GRAPE Nuts.
Copyright 1999 By Scott Gray.
GRAPE Nuts is an adventure for GRAPE: Generic Roleplaying All Purpose Engine,
though it can be played with other game systems. See the main page, to learn
GRAPE rules. This adventure, like GRAPE, is distributed free of charge. You may give out copies, so long
as the text is not modified and no fees are charged for the copies distributed.
The Genre:
GRAPE Nuts takes place primarily inside the
minds of the characters -- who are themselves subject to serious delusions.
The genre has elements of mystery, in which the characters and players seek
to find out who and where they really are. For an excellent example of the
genre, please see the game Psychosis.
What characters think:
Each character starts the game in a different reality. One may be a
pirate (thinking of the others as his/her crew), one may be a lion tamer
(thinking the others are circus performers or lions), one may be a fireman
(thinking the others are also firemen or innocents to be rescued), one may
be an astronaut (thinking others are also astronauts or ground crew), one
may be flying a WWII fighter plane (others may be crew or enemies), one
may be at a tea party (thinking others are also at the tea party), one may
be part of a giant robot army smashing other giant robots.
After a while getting people into the swing of the game, the characters'
realities slowly shift and meld. At any point that one player is having
fun interacting with another, one will join the reality of the other.
At some point, someone will get hurt. Even if they are all at a tea
party, someone can start choking on tea. This will snap the players into
the reality in which they are siblings who were playing a game together
and one of them just got hurt. (For example, as soon as Cap'n Scuttle
walks the plank he plummets not with a "splash" but with a
"thud" -- and suddenly the characters all realize that little
Paige actually hurt herself falling on the floor.)

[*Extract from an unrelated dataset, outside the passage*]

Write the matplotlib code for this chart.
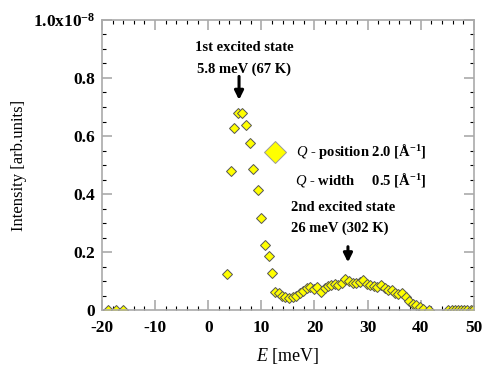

The children have been alone in the house all day. They should start to
hear creepy noises coming from non-distinct places in the house. Maybe,
at some point, the sound of the cat being eaten. If they decide to search
the house, then upon finding the attic they should be reminded that Mom
and Dad have told them expressly that they are never allowed in the attic.
What's Next
In this reality, the children have an evil animal-like sibling that their
parents have hidden from them. The deformed sibling has been left chained
up in the attic, where it eats raw meat that the parents leave for it, and
occasional squirrels or birds that make their way into its attic. The
sibling normally is chained, with a cage over its head and a bit in its
mouth. But now it's free and has escaped the attic. It is afraid of the
light, and of the other children -- though it likes to watch them.
What's Really Going On
The characters are not children. They are a band of mad scientists, who
have been working on an experimental machine designed to influence the
minds of nearby beings and produce waking dreams. The chimpanzee that they
have been experimenting on (chained up in the top-floor lab) managed to
wriggle out of its chains, and to turn the machine on the scientists. It
is the angry chimp, who they have been abusing with nightmares, that does
not want the scientists in the attic.
With each passing minute that the characters haven't switched off the
machine, their state becomes more permanent. If the characters haven't
switched off the machine after a few hours of game play, it is too late
and they will be eternally in that reality. The lab is in the middle of a
deep woods (in order to avoid animal rights groups) -- if the characters
leave the lab/house they should be encouraged to return by making the
outside really boring and not helpful.
GM Hints
The GM will have to help translate what the players do/say to each other
into what each other character sees and/or hears -- at least at any point
in which the characters do not share the same vision of reality. The GM
is best off encouraging players to do that themselves.